_DATA EXTRACT_
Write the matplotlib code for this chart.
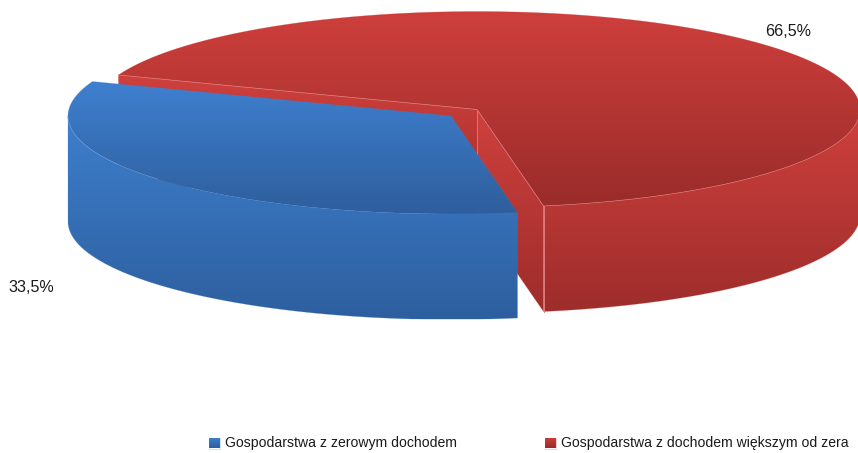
import numpy as np
import matplotlib
matplotlib.use("Agg")
import matplotlib.pyplot as plt
from matplotlib.path import Path
from matplotlib.patches import PathPatch
from matplotlib.colors import LinearSegmentedColormap

categories = ["Gospodarstwa z zerowym dochodem", "Gospodarstwa z dochodem większym od zera"]
values = [33.5, 66.5]

# layout of the projected pie, in pixels
RX, RY, DEPTH = 383.0, 98.0, 105.5
START = -80.0
CENTERS = [(451.0, 116.0), (477.0, 109.5)]
LABEL_POS = [(31, 287), (788, 32)]
LEGEND_BOX_X = [209, 545]
LEGEND_TEXT_X = [225, 561]
LEGEND_Y = 443
TOP_GRAD = [("#3F80D0", "#2E5E9C"), ("#CE3F3C", "#9A2C2A")]
WALL_GRAD = [("#3E7FCD", "#2D5F9F"), ("#CF403D", "#9D2D2B")]
RIM = ["#6E9BD6", "#DC7D7B"]

fig = plt.figure(figsize=(8.58, 4.53), dpi=100)
ax = fig.add_axes([0, 0, 1, 1])
ax.set_xlim(0, 858)
ax.set_ylim(453, 0)
ax.axis("off")


def rim(c, t, dz=0.0):
    t = np.radians(t)
    return np.column_stack([c[0] + RX * np.cos(t), c[1] - RY * np.sin(t) + dz])


def fill(points, colors, z):
    pts = np.asarray(points)
    path = Path(np.vstack([pts, pts[:1]]), closed=True)
    patch = PathPatch(path, fc="none", ec="none", zorder=z)
    ax.add_patch(patch)
    cmap = LinearSegmentedColormap.from_list("g", colors)
    grad = np.linspace(0, 1, 256).reshape(-1, 1)
    y0, y1 = pts[:, 1].min(), pts[:, 1].max()
    x0, x1 = pts[:, 0].min(), pts[:, 0].max()
    im = ax.imshow(grad, cmap=cmap, extent=(x0, x1, y1, y0), aspect="auto",
                   interpolation="bilinear", zorder=z)
    im.set_clip_path(patch)
    ax.plot(np.append(pts[:, 0], pts[0, 0]), np.append(pts[:, 1], pts[0, 1]),
            color=colors[0], lw=0.4, alpha=0.4, zorder=z, solid_joinstyle="round")


total = sum(values)
sweeps = [360.0 * v / total for v in values]
blue_end = START - sweeps[0]
red_end = blue_end - sweeps[1]

# red slice (index 1)
c = CENTERS[1]
apex = np.array([c])
low = np.array([[c[0], c[1] + DEPTH]])
for t in (blue_end, START):
    a = rim(c, t)
    b = rim(c, t, DEPTH)
    fill(np.vstack([apex, a, b, low]), WALL_GRAD[1], 2)
t_wall = np.linspace(START, 0, 200)
fill(np.vstack([rim(c, t_wall), rim(c, t_wall[::-1], DEPTH)]), WALL_GRAD[1], 3)
t_top = np.linspace(blue_end, red_end, 500)
top_pts = np.vstack([apex, rim(c, t_top)])
fill(top_pts, TOP_GRAD[1], 4)
ax.plot(*np.vstack([rim(c, t_wall)]).T, color=RIM[1], lw=0.4, zorder=5)
ax.plot(*np.vstack([rim(c, [START]), apex, rim(c, [blue_end])]).T, color=RIM[1], lw=0.5, zorder=5)
ax.plot(*np.vstack([rim(c, [START]), rim(c, [START], DEPTH)]).T, color=RIM[1], lw=0.7, zorder=5)
ax.plot(*np.vstack([apex, low]).T, color=RIM[1], lw=0.6, zorder=3.5)

# blue slice (index 0)
c = CENTERS[0]
apex = np.array([c])
t_wall = np.linspace(START, -180, 200)
fill(np.vstack([rim(c, t_wall), rim(c, t_wall[::-1], DEPTH)]), WALL_GRAD[0], 6)
t_top = np.linspace(START, blue_end, 300)
fill(np.vstack([apex, rim(c, t_top)]), TOP_GRAD[0], 7)
ax.plot(*rim(c, np.linspace(-180, -140, 50)).T, color=RIM[0], lw=0.4, zorder=8)

ax.set_xlim(0, 858)
ax.set_ylim(453, 0)

font = "Liberation Sans"
for v, (x, y) in zip(values, LABEL_POS):
    ax.text(x, y, f"{v:.1f}%".replace(".", ","), ha="center", va="center",
            fontsize=11.6, family=font, color="#1a1a1a", zorder=10)

for i, name in enumerate(categories):
    fill([(LEGEND_BOX_X[i], LEGEND_Y - 5.5), (LEGEND_BOX_X[i] + 11, LEGEND_Y - 5.5),
          (LEGEND_BOX_X[i] + 11, LEGEND_Y + 5.5), (LEGEND_BOX_X[i], LEGEND_Y + 5.5)],
         TOP_GRAD[i], 10)
    ax.text(LEGEND_TEXT_X[i], LEGEND_Y + 0.5, name, ha="left", va="center",
            fontsize=10.1, family=font, color="#1a1a1a", zorder=10)

fig.savefig("out.png", dpi=100, facecolor="white")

_AIM OF THE EXERCISE_
Go through the listing above and pull out each line containing the word "matplotlib".

_RESPONSE_
Write the matplotlib code for this chart.
import matplotlib
matplotlib.use("Agg")
import matplotlib.pyplot as plt
from matplotlib.path import Path
from matplotlib.patches import PathPatch
from matplotlib.colors import LinearSegmentedColormap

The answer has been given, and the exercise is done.